_Task details_. Work through the entries below and report how many lines include "this". The number alone is the answer.

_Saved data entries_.
* start *

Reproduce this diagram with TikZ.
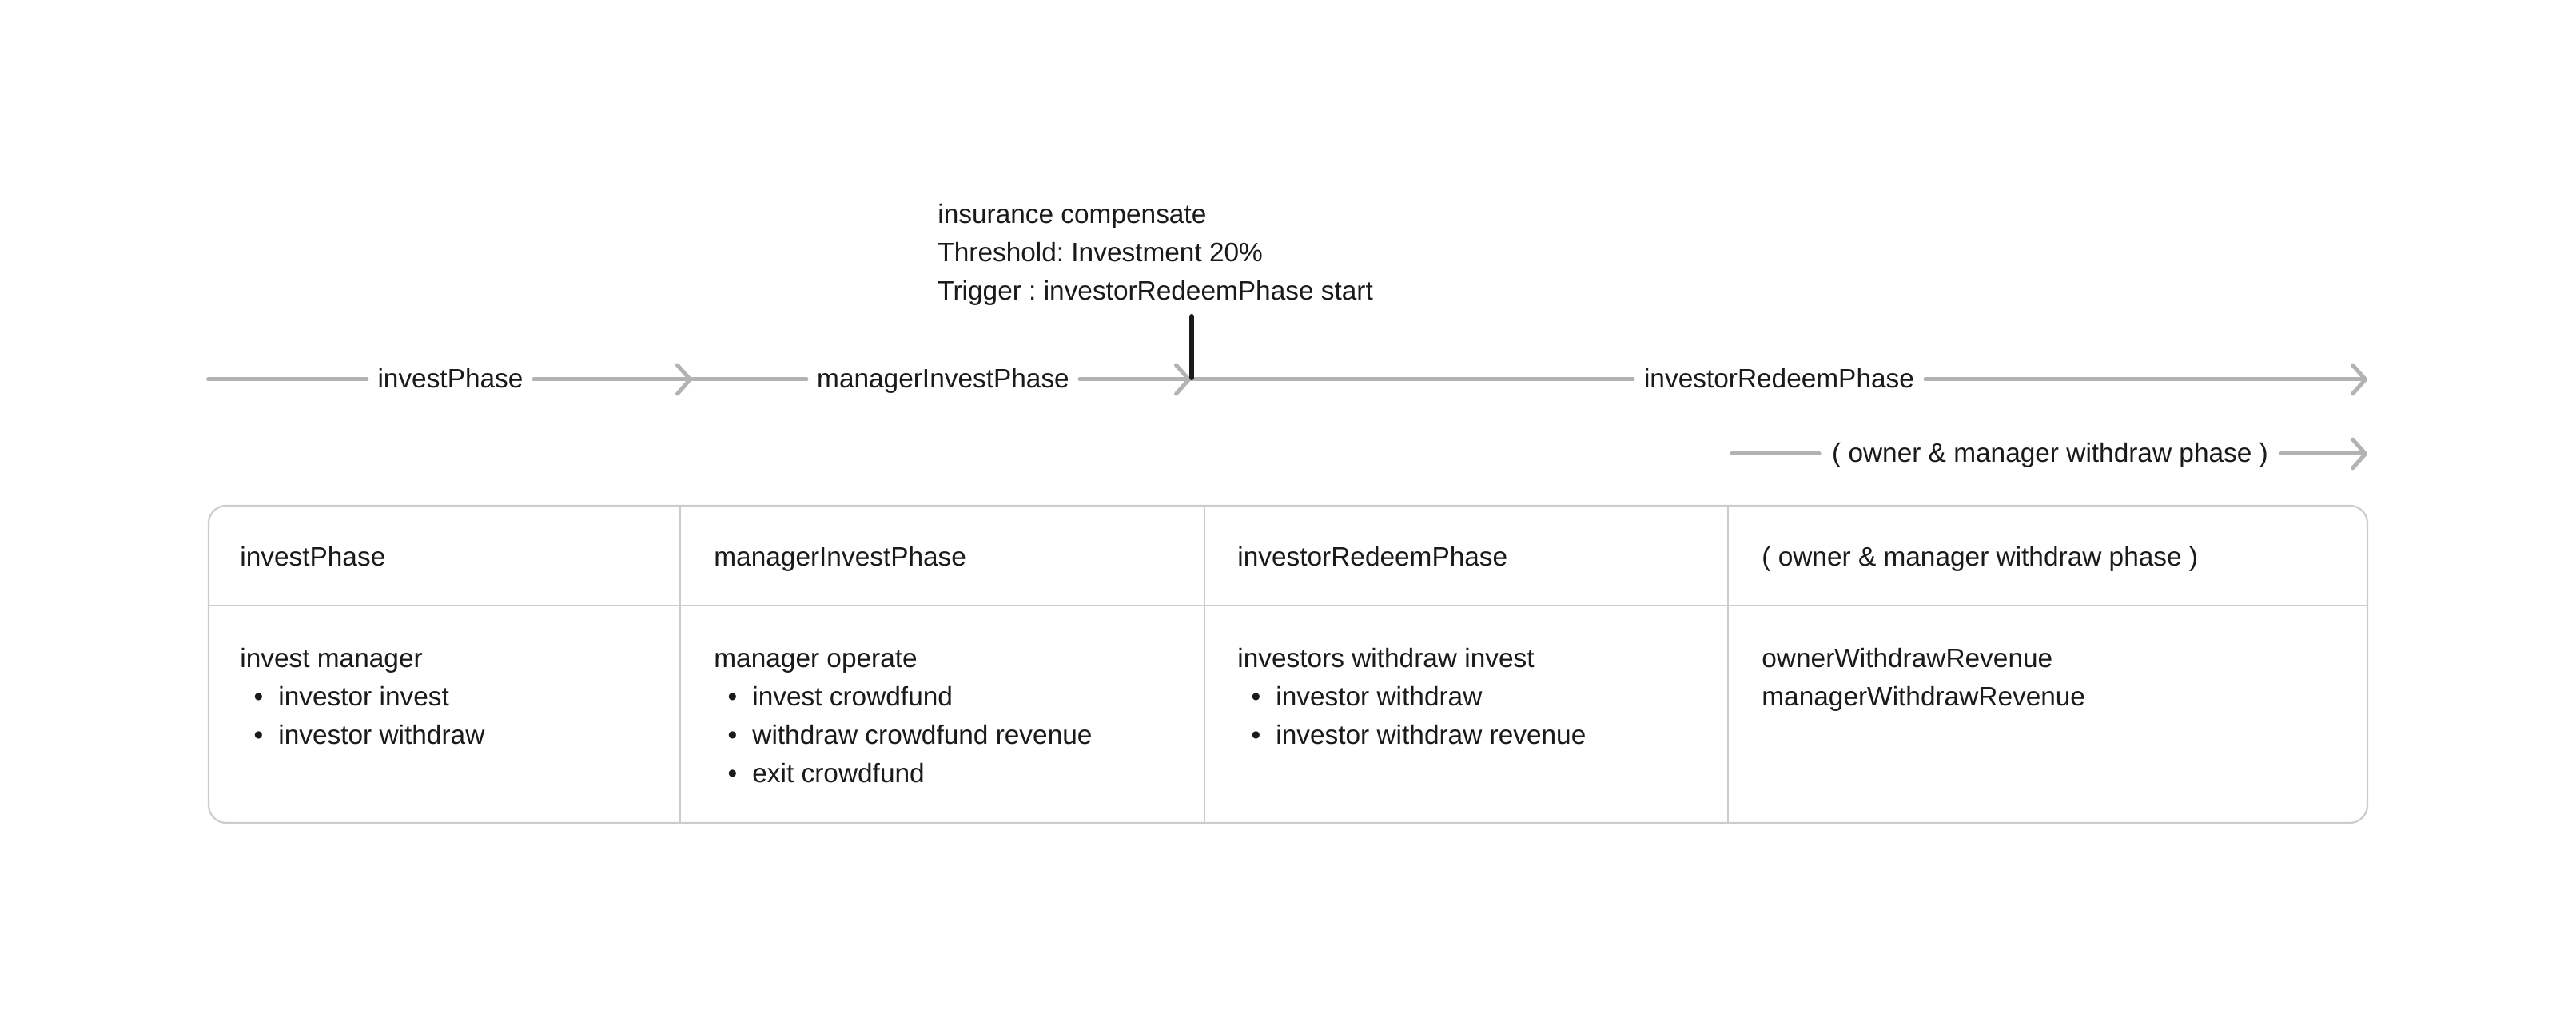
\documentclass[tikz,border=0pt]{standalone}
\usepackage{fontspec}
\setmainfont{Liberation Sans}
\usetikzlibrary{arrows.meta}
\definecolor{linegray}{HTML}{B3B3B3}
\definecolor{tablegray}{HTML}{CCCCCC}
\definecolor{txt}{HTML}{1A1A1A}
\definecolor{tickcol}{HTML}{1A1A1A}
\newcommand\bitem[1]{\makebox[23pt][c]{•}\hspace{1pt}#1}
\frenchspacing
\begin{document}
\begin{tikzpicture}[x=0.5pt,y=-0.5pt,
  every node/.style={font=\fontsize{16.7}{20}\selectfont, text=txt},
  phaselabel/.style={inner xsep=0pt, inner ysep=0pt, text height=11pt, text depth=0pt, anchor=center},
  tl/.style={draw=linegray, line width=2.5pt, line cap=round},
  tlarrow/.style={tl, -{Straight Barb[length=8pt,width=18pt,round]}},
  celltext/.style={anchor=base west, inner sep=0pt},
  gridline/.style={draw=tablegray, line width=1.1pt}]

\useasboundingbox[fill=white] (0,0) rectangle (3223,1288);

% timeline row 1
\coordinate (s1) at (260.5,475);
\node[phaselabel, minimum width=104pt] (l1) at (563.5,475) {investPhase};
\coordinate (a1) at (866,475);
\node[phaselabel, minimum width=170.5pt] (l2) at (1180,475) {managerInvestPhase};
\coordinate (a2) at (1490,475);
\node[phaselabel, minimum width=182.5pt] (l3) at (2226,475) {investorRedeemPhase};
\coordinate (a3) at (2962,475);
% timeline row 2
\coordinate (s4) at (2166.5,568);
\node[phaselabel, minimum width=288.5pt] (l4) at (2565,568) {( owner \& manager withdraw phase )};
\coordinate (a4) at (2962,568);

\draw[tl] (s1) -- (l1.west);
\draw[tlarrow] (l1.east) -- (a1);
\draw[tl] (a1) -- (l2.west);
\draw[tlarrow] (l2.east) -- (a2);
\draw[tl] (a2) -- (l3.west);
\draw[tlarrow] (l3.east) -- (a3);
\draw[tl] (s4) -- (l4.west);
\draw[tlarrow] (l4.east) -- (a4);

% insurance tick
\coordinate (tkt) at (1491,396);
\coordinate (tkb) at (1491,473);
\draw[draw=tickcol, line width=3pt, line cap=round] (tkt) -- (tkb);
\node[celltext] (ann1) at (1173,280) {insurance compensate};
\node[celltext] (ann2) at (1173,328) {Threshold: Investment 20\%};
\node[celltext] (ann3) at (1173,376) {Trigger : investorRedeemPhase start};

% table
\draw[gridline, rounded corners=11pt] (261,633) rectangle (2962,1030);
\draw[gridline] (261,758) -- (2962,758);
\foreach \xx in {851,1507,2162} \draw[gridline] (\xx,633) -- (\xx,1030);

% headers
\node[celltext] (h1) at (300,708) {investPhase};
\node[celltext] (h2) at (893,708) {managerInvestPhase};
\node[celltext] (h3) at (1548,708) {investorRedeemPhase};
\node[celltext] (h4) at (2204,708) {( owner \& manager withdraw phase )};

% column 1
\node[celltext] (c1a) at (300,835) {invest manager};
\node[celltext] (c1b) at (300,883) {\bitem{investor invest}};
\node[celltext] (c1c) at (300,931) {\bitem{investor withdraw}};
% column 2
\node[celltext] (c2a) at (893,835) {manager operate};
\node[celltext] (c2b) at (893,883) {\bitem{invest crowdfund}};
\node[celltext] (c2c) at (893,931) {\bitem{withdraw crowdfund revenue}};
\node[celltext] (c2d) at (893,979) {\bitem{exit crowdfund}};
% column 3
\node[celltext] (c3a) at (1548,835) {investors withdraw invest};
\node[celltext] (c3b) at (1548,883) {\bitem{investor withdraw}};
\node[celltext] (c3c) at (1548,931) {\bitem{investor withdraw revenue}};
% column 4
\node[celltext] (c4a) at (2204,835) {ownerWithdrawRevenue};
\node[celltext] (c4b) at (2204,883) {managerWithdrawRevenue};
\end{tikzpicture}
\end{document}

* end *
* start *

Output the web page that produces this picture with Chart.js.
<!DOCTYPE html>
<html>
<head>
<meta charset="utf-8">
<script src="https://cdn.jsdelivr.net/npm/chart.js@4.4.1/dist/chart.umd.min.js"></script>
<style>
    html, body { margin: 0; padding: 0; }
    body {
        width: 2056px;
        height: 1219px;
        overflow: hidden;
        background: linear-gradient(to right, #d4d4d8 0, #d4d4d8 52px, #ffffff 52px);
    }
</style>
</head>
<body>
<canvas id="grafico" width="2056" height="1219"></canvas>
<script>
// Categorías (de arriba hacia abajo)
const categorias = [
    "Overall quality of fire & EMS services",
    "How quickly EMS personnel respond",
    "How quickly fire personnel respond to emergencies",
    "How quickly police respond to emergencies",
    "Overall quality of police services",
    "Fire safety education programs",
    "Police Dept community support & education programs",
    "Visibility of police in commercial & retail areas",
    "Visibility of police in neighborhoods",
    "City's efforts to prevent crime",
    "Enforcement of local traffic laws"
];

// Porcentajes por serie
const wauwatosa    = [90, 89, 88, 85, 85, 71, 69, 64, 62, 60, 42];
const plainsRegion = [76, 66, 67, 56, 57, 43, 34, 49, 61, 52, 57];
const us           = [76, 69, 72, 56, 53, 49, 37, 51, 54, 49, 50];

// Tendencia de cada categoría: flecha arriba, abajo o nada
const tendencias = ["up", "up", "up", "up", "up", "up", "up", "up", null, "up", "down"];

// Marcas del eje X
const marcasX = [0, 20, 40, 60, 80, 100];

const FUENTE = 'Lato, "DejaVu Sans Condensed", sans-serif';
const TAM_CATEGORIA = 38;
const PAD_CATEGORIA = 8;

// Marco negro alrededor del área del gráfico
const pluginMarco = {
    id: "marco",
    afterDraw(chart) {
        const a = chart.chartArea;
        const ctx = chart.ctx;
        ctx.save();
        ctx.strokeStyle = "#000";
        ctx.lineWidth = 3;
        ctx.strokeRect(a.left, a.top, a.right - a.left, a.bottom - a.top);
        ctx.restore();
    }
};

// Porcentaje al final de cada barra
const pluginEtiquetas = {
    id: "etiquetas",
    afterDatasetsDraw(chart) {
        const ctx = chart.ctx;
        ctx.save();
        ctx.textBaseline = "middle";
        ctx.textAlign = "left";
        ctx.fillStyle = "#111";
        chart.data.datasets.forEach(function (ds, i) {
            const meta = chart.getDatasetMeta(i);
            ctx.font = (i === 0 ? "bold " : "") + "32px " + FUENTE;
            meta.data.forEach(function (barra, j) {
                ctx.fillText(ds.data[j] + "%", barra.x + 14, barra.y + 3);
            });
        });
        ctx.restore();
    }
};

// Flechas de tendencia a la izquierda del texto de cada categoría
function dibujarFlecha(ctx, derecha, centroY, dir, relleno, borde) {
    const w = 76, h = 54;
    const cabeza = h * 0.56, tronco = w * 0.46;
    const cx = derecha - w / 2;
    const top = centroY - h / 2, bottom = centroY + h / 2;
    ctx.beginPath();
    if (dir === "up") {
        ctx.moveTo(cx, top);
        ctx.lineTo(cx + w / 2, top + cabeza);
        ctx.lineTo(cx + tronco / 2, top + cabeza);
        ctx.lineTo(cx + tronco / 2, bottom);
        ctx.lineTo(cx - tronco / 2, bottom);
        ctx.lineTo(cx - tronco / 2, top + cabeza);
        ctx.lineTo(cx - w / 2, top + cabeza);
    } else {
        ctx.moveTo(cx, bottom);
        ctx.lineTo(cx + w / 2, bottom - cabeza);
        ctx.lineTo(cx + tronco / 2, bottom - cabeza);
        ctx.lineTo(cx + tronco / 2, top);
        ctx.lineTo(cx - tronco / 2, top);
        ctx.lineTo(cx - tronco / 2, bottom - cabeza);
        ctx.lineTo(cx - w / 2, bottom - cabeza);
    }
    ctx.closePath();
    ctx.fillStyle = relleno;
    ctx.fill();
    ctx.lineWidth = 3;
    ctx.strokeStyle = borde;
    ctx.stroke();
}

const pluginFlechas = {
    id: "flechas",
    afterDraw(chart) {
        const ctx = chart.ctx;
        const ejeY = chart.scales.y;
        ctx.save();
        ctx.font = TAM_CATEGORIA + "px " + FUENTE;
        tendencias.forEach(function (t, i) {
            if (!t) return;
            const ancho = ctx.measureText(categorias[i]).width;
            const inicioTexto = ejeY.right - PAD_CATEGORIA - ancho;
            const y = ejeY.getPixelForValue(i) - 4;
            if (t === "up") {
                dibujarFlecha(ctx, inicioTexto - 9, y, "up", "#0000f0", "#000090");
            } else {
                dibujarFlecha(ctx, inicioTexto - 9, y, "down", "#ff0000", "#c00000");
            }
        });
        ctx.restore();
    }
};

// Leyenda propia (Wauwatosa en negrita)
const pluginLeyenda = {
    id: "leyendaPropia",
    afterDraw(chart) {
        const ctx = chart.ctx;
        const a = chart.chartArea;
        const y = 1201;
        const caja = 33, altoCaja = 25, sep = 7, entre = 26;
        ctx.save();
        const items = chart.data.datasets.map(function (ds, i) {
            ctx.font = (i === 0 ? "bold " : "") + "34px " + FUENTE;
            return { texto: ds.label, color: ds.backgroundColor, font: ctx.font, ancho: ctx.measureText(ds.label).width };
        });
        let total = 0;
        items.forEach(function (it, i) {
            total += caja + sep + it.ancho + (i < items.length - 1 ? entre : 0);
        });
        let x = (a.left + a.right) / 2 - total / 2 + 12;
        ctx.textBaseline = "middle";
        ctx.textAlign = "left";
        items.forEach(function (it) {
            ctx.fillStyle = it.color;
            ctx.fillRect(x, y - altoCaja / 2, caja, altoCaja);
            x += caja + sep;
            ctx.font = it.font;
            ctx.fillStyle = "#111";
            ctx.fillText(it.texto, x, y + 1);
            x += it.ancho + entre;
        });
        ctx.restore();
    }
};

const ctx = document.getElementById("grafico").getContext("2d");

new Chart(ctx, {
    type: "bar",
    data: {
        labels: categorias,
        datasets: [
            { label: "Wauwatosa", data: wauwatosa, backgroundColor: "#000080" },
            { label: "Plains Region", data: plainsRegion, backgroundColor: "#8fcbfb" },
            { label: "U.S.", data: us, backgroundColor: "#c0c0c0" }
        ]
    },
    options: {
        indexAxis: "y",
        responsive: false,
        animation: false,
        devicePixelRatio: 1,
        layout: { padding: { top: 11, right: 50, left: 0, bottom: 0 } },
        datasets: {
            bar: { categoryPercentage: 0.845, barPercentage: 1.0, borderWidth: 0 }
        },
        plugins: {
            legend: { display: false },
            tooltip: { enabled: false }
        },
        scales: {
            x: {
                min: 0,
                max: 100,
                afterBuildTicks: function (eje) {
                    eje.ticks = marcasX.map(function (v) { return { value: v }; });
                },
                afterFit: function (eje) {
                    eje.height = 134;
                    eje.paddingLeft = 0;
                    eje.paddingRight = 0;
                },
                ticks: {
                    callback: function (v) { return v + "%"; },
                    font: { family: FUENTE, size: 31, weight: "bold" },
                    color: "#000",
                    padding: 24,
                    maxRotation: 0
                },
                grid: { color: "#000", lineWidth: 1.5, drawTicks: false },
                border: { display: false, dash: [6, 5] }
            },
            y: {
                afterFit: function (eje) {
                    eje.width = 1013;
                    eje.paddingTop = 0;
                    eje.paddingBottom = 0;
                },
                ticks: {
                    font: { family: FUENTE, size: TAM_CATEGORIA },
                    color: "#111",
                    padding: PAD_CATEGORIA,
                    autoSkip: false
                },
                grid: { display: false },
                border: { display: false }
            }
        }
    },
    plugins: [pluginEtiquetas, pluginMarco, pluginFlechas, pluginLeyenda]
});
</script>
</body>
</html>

* end *
* start *

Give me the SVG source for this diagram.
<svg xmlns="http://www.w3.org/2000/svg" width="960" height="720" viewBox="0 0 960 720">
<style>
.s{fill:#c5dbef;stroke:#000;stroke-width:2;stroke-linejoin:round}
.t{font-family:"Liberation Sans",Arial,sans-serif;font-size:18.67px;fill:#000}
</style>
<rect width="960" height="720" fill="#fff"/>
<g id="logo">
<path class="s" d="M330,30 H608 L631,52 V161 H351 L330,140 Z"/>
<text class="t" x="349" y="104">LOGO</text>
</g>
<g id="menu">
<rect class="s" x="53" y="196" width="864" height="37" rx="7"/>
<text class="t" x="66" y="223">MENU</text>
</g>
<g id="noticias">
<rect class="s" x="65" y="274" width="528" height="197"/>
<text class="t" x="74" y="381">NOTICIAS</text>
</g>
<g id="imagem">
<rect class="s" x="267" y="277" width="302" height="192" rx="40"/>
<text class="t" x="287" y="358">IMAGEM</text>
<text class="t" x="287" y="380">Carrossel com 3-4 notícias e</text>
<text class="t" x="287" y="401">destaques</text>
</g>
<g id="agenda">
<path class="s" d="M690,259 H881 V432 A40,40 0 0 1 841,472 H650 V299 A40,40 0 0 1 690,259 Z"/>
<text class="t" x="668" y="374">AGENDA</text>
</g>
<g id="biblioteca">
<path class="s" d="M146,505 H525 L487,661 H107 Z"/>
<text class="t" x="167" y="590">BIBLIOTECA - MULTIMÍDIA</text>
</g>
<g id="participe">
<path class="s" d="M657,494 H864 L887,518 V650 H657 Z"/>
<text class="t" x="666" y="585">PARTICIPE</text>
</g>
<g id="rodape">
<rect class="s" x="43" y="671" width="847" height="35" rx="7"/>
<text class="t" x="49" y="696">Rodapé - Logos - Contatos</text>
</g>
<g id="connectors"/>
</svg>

* end *

_Output below_. 3